In the intervening eight years, NVIDIA has shipped more than 430 million CUDA GPUs. Close to 800 universities now prepare students for careers in modern parallel computing by teaching CUDA. Put “CUDA” in the search box of Google Scholar and you’ll get about 63,500 results. A similar search on Stack Overflow yields close to 19,000 results. Downloads of the CUDA Toolkit top 2.5 million to date.

So, what compelled Peniak to put his faith in parallel programming to propel his research? When Peniak started his work, he needed computing technology that – like neural networks themselves – was parallel.

“As a result, I learned CUDA to develop all my code for the GPU to be able to do side-by-side comparisons,” he said. “I saw speedups of around 50x, which meant a lot to me because this allowed me to increase the complexity of the neural network controllers.”

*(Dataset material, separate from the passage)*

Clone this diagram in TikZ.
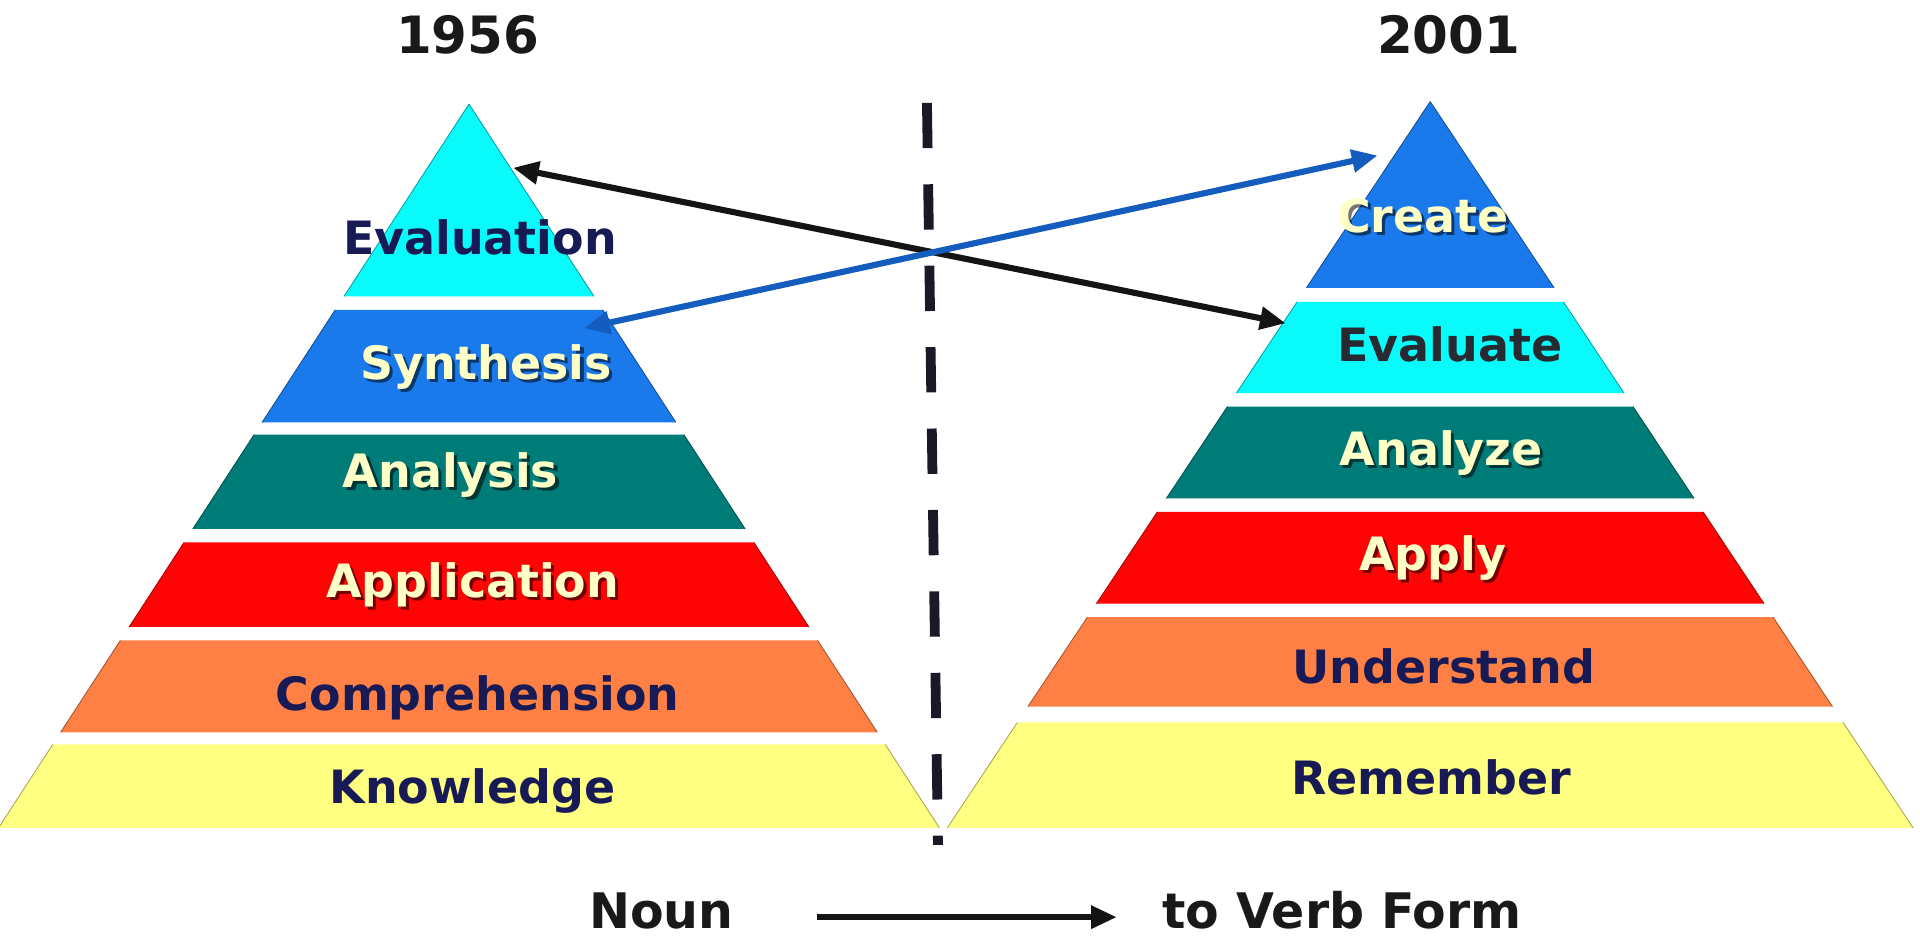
\documentclass[tikz,border=0pt]{standalone}
\usepackage{fontspec}
\setmainfont{DejaVu Sans}
\usetikzlibrary{arrows.meta}
\definecolor{cyanband}{RGB}{8,250,250}
\definecolor{blueband}{RGB}{26,122,236}
\definecolor{tealband}{RGB}{0,124,120}
\definecolor{redband}{RGB}{255,4,4}
\definecolor{orangeband}{RGB}{255,128,68}
\definecolor{yellowband}{RGB}{255,255,130}
\definecolor{navytext}{RGB}{24,26,86}
\definecolor{graytext}{RGB}{40,42,50}
\definecolor{lighttext}{RGB}{255,255,200}
\definecolor{arrowblue}{RGB}{20,92,190}
\definecolor{dashcol}{RGB}{25,25,40}
\newcommand\trapband[6]{%
  \pgfmathsetmacro\hA{#3*(#4-#2)}%
  \pgfmathsetmacro\hB{#3*(#5-#2)}%
  \fill[#6] ({#1-\hA},#4) -- ({#1+\hA},#4) -- ({#1+\hB},#5) -- ({#1-\hB},#5) -- cycle;
  \draw[#6!65!black, line width=0.7] ({#1-\hA},#4) -- ({#1-\hB},#5);
  \draw[#6!65!black, line width=0.7] ({#1+\hA},#4) -- ({#1+\hB},#5);
}
\begin{document}
\begin{tikzpicture}[x=1pt,y=-1pt,
  lab/.style={font=\fontsize{37.5}{40}\selectfont\bfseries, anchor=base, inner sep=0pt},
  darklab/.style={lab, text=navytext},
  shadowlab/.style={lab, text=black, opacity=0.55},
  lightlab/.style={lab, text=lighttext},
  title/.style={font=\fontsize{42}{46}\selectfont\bfseries, anchor=base, inner sep=0pt, text=black!90},
  bottomlab/.style={font=\fontsize{40}{44}\selectfont\bfseries, anchor=base, inner sep=0pt, text=black!90},
  conn/.style={line width=5, {Triangle[length=21,width=18]}-{Triangle[length=21,width=18]}},
  onearrow/.style={line width=5, -{Triangle[length=21,width=18]}}
]
\useasboundingbox (0,0) rectangle (1568,768);
\fill[white] (0,0) rectangle (1568,768);

% left pyramid (1956)
\trapband{383}{85}{0.65}{85}{242}{cyanband}
\trapband{383}{85}{0.65}{253}{345}{blueband}
\trapband{383}{85}{0.65}{355}{432}{tealband}
\trapband{383}{85}{0.65}{443}{512}{redband}
\trapband{383}{85}{0.65}{523}{598}{orangeband}
\trapband{383}{85}{0.65}{608}{676}{yellowband}

% right pyramid (2001)
\trapband{1168}{83}{0.665}{83}{235}{blueband}
\trapband{1168}{83}{0.665}{246.5}{321}{cyanband}
\trapband{1168}{83}{0.665}{332}{407}{tealband}
\trapband{1168}{83}{0.665}{418}{493}{redband}
\trapband{1168}{83}{0.665}{504}{577}{orangeband}
\trapband{1168}{83}{0.665}{590}{676}{yellowband}

% dashed divider
\coordinate (divtop) at (757,84);
\coordinate (divbot) at (766,690);
\draw[dashcol, line width=8, dash pattern=on 37 off 29.5] (divtop) -- (divbot);

% titles
\node[title] (t1956) at (382,44) {1956};
\node[title] (t2001) at (1183,44) {2001};

% left labels
\node[darklab] (evaluation) at (392,208) {Evaluation};
\node[shadowlab] at (399.5,312.5) {Synthesis};
\node[lightlab] (synthesis) at (397,310) {Synthesis};
\node[shadowlab] at (370.5,400.5) {Analysis};
\node[lightlab] (analysis) at (368,398) {Analysis};
\node[shadowlab] at (388.5,490.5) {Application};
\node[lightlab] (application) at (386,488) {Application};
\node[darklab] (comprehension) at (390,580) {Comprehension};
\node[darklab] (knowledge) at (386,656) {Knowledge};

% right labels
\node[shadowlab] at (1164.5,192.5) {Create};
\node[lightlab] (create) at (1162,190) {Create};
\node[lab, text=graytext] (evaluate) at (1184,295) {Evaluate};
\node[shadowlab] at (1179.5,382.5) {Analyze};
\node[lightlab] (analyze) at (1177,380) {Analyze};
\node[shadowlab] at (1172.5,468) {Apply};
\node[lightlab] (apply) at (1170,465.5) {Apply};
\node[darklab] (understand) at (1179,558) {Understand};
\node[darklab] (remember) at (1169,649) {Remember};

% cross arrows
\coordinate (evalApex) at (419,137);
\coordinate (evaluateEdge) at (1050,264);
\coordinate (synthEdge) at (477,268);
\coordinate (createEdge) at (1125,127);
\draw[conn, black!92] (evalApex) -- (evaluateEdge);
\draw[conn, arrowblue] (synthEdge) -- (createEdge);

% bottom caption
\node[bottomlab] (noun) at (540,758) {Noun};
\node[bottomlab] (verb) at (1096,758) {to Verb Form};
\coordinate (capStart) at (667,749);
\coordinate (capEnd) at (912,749);
\draw[onearrow, black!92] (capStart) -- (capEnd);
\end{tikzpicture}
\end{document}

Now he says he’s using parallel programming every day. “I’m really fascinated by how we’re now able to program these massively parallel processors and redefine what computing means,” referring to the first CUDA-programmable mobile processor, the Tegra K1.

NVIDIA Tegra K1 64-bit dieshot
Power and Portability: Our mobile Tegra K1 offers researchers like Martin Peniak a CUDA-programmable mobile processor.

At Cortexica, Peniak is helping develop one of the world’s leading visual search systems. Think Shazam – the app that identifies songs – for pictures. The challenge is delivering results to users in an instant.

“This would not be possible if we used standard CPUs to do the work,” Peniak says. “It would take several seconds for every query, which is unacceptable. My job is to develop and fine-tune GPU code, so we can continue to make our algorithms perform better while minimizing the processing time.”

Speaking about his TEDx talk, Peniak said one of the things he tried to emphasize was the importance of dreaming big. “I have no special skills other than being a dreamer and I don’t give up easily,” he told the crowd.